Die Offline-Ausgaben der Online-Shopper sind somit im Durchschnitt mehr als viermal höher als ihre Online-Ausgaben. Rd. 82 % ihrer gesamten Einzelhandelsausgaben fließen in Ladengeschäfte, was vor allem mit dem Lebensmitteleinkauf zu tun hat. So kaufen 81 % der Online-Shopper Lebensmittel ausschließlich im stationären Einzelhandel. Bei Sportartikeln trifft dies auf 76 % und bei Elektrogeräten auf 67 % zu. Eine Ausnahme stellt der Modebereich dar – der im Vergleich zu anderen Warengruppen häufiger online eingekauft wird. Hier setzen „nur“ 31 % der Online-Shopper ausschließlich auf den Einkauf in Ladengeschäften und 69 % auf Online-Shopping (bzw. auf On- und Offline-Shopping).
Resümee: Online-Enthusiasten, Offline-Entfremdete oder einfach pragmatische Channel-Hopper?

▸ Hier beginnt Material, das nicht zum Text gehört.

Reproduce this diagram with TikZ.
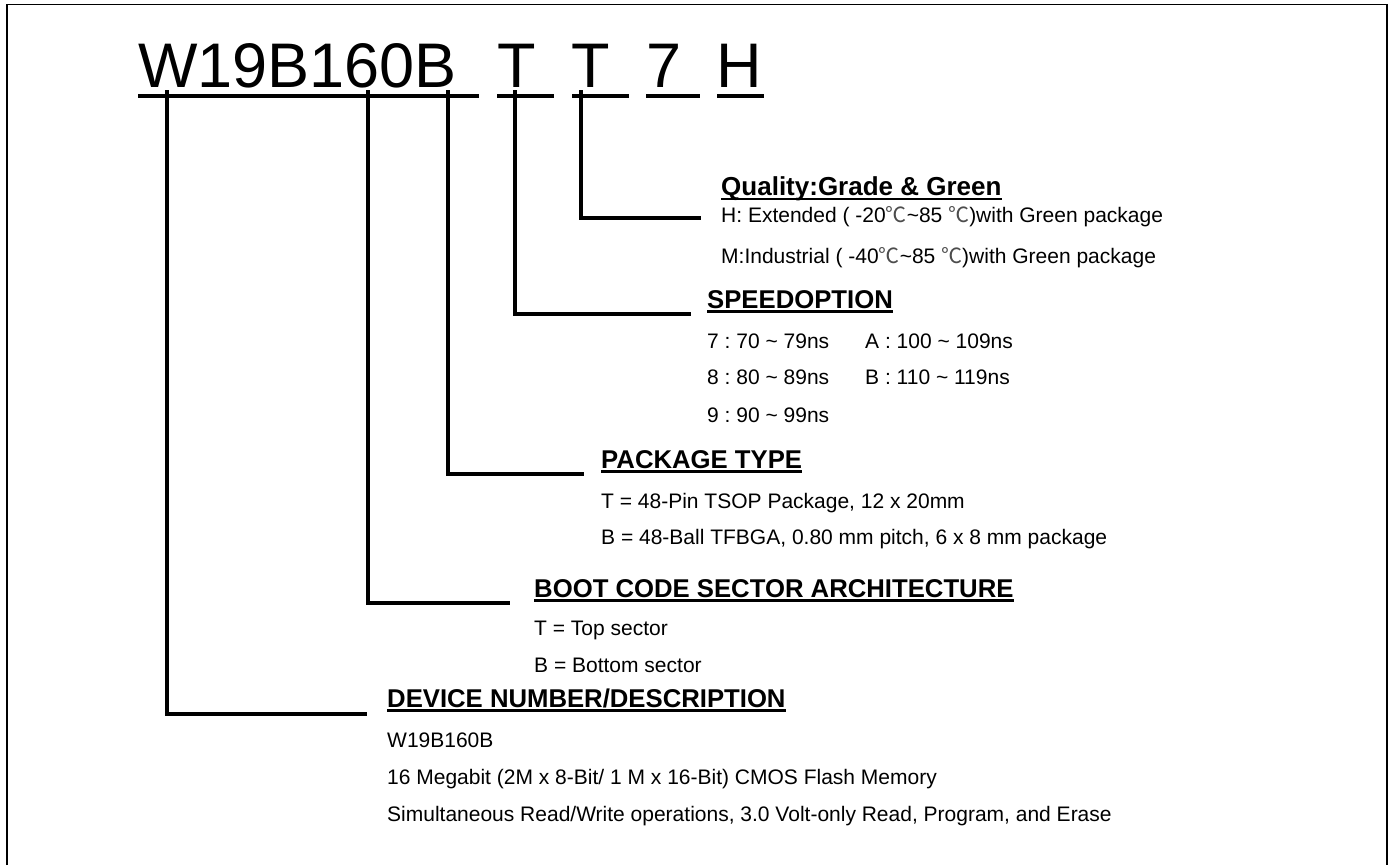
\documentclass[tikz,border=0pt]{standalone}
\usepackage{fontspec}
\setmainfont{Liberation Sans}
\newfontfamily\cjk{Noto Sans CJK SC}
\newcommand{\myDegC}{{\cjk\color{black!70}℃}}
\newcommand{\tl}{\textasciitilde}
\frenchspacing
\tikzset{
  conn/.style={line width=3.2pt, line join=miter},
  ulline/.style={line width=2.4pt},
  tulline/.style={line width=4.5pt},
  frame/.style={line width=1.6pt},
  txt/.style={anchor=base west, inner sep=0pt, font=\fontsize{21}{25}\selectfont},
  hd/.style={anchor=base west, inner sep=0pt, font=\bfseries\fontsize{25.7}{30}\selectfont},
  ttl/.style={anchor=base west, inner sep=0pt, font=\fontsize{63}{70}\selectfont}
}
\begin{document}
\begin{tikzpicture}[x=1pt,y=-1pt]
\useasboundingbox (0,0) rectangle (1392,865);
% frame (open at the bottom)
\coordinate (fa) at (7,865);
\coordinate (fb) at (7,4.5);
\coordinate (fc) at (1387,4.5);
\coordinate (fd) at (1387,865);
\draw[frame] (fa) -- (fb) -- (fc) -- (fd);

% title
\node[ttl] (t1) at (138,87) {W19B160B};
\node[ttl] (t2) at (497,87) {T};
\node[ttl] (t3) at (571,87) {T};
\node[ttl] (t4) at (646,87) {7};
\node[ttl] (t5) at (716,87) {H};
\coordinate (u1a) at (138,96); \coordinate (u1b) at (479,96);
\coordinate (u2a) at (497,96); \coordinate (u2b) at (554,96);
\coordinate (u3a) at (572,96); \coordinate (u3b) at (629,96);
\coordinate (u4a) at (646,96); \coordinate (u4b) at (700,96);
\coordinate (u5a) at (717,96); \coordinate (u5b) at (764,96);
\draw[tulline] (u1a) -- (u1b);
\draw[tulline] (u2a) -- (u2b);
\draw[tulline] (u3a) -- (u3b);
\draw[tulline] (u4a) -- (u4b);
\draw[tulline] (u5a) -- (u5b);

% connectors
\coordinate (sW) at (167,90);  \coordinate (eW) at (367,714);
\coordinate (sS) at (368,90);  \coordinate (eS) at (510,603);
\coordinate (sP) at (448,90);  \coordinate (eP) at (584,474);
\coordinate (sT) at (515,90);  \coordinate (eT) at (691,314);
\coordinate (sQ) at (581,90);  \coordinate (eQ) at (701,218);
\draw[conn] (sW) |- (eW);
\draw[conn] (sS) |- (eS);
\draw[conn] (sP) |- (eP);
\draw[conn] (sT) |- (eT);
\draw[conn] (sQ) |- (eQ);

% Quality
\node[hd, font=\bfseries\fontsize{26}{30}\selectfont] (hq) at (721,195) {Quality:Grade \& Green};
\draw[ulline] ([yshift=-4pt]hq.base west) -- ([yshift=-4pt]hq.base east);
\node[txt] (q1) at (721,222) {H: Extended ( -20\myDegC\tl 85 \myDegC)with Green package};
\node[txt] (q2) at (721,263) {M:Industrial ( -40\myDegC\tl 85 \myDegC)with Green package};

% Speed
\node[hd] (hs) at (707,308) {SPEEDOPTION};
\draw[ulline] ([yshift=-3.5pt]hs.base west) -- ([yshift=-3.5pt]hs.base east);
\node[txt] (s1) at (707,348) {7 : 70 \tl{} 79ns};
\node[txt] (s2) at (865,348) {A : 100 \tl{} 109ns};
\node[txt] (s3) at (707,384) {8 : 80 \tl{} 89ns};
\node[txt] (s4) at (865,384) {B : 110 \tl{} 119ns};
\node[txt] (s5) at (707,422) {9 : 90 \tl{} 99ns};

% Package
\node[hd] (hp) at (601,468) {PACKAGE TYPE};
\draw[ulline] ([yshift=-3.5pt]hp.base west) -- ([yshift=-3.5pt]hp.base east);
\node[txt] (p1) at (601,508) {T = 48-Pin TSOP Package, 12 x 20mm};
\node[txt] (p2) at (601,544) {B = 48-Ball TFBGA, 0.80 mm pitch, 6 x 8 mm package};

% Boot code
\node[hd] (hb) at (534,597) {BOOT CODE SECTOR ARCHITECTURE};
\draw[ulline] ([yshift=-3.5pt]hb.base west) -- ([yshift=-3.5pt]hb.base east);
\node[txt] (b1) at (534,635) {T = Top sector};
\node[txt] (b2) at (534,672) {B = Bottom sector};

% Device
\node[hd] (hd1) at (387,707) {DEVICE NUMBER/DESCRIPTION};
\draw[ulline] ([yshift=-3.5pt]hd1.base west) -- ([yshift=-3.5pt]hd1.base east);
\node[txt] (d1) at (387,747) {W19B160B};
\node[txt] (d2) at (387,784) {16 Megabit (2M x 8-Bit/ 1 M x 16-Bit) CMOS Flash Memory};
\node[txt] (d3) at (387,821) {Simultaneous Read/Write operations, 3.0 Volt-only Read, Program, and Erase};
\end{tikzpicture}
\end{document}
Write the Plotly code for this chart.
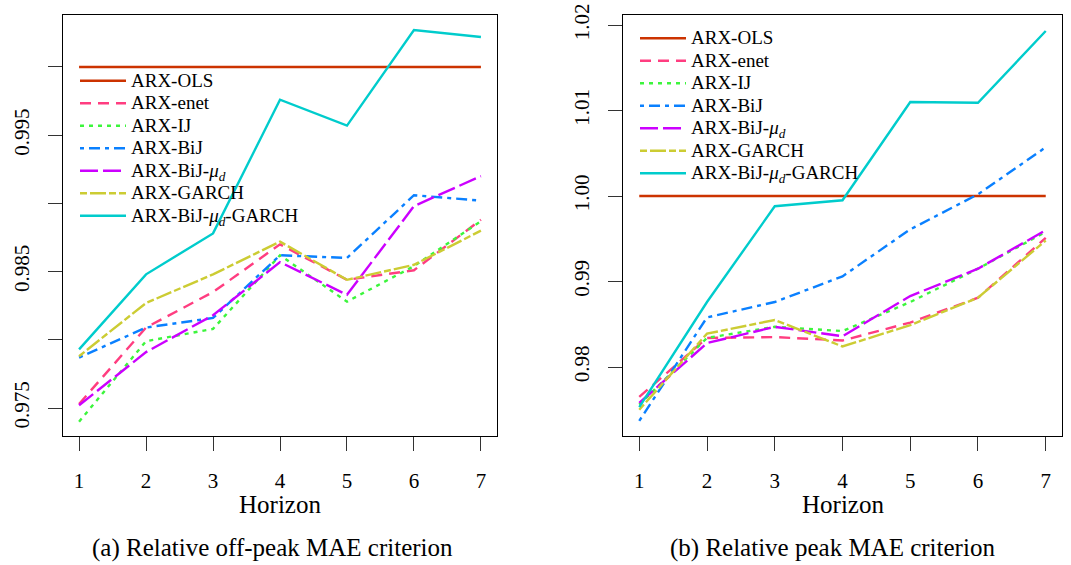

„Motive und Kaufverhalten zeichnen ein durchaus buntes Bild der Online-Shopper und ihr Verhältnis zum Offline-Handel. Die Analysen zeigen einerseits Enthusiasten mit hohen Online-Zufriedenheitswerten und andererseits Offline-Entfremdete, die ihre Unzufriedenheit mit dem Offline- in den Online-Handel treibt. Tatsächlich entwickelt sich mehr und mehr ein neuer Käufer-Typus, der als Channel-Hopper pragmatisch und unaufgeregt in beiden Kanälen einkauft“, resümiert Dr. Ernst Gittenberger vom IHaM Institut für Handel, Absatz und Marketing die Studienergebnisse.
„Tatsächlich pflegen Online-Shopper eine durchaus „schlampige Beziehung“ zu beiden Einkaufskanälen – online oft und regelmäßig, offline dennoch viel mehr. Die Theorie (zur sozialen Beziehung) erklärt das durch unsere Studien gezeigte Phänomen des Channel-Hoppings: Konsumenten wechseln eine „Beziehung“ aus zwei Gründen – sie sind mit der derzeitigen unzufrieden (z.B. schlechter Service, unfreundliches Personal) oder eine neue Beziehung verspricht mehr Vorteile als die alte (z.B. attraktiveres Angebot, Bequemlichkeit). Für den Offline-Handel bedeutet dies, auf jene Dinge zu fokussieren, die der Online-Handel schlecht imitieren kann – Kunden begeistern und inspirieren, das sensorische Erlebnis zu betonen und Expertenwissen als Kernservice mit unmittelbarer, physischer Produktverfügbarkeit anzubieten. Denn der pragmatische Channel-Hopper lässt dort seinen Euro, wo sein Nutzen am höchsten ist“, ergänzt Institutsvorstand Univ.Prof. Dr. Christoph Teller.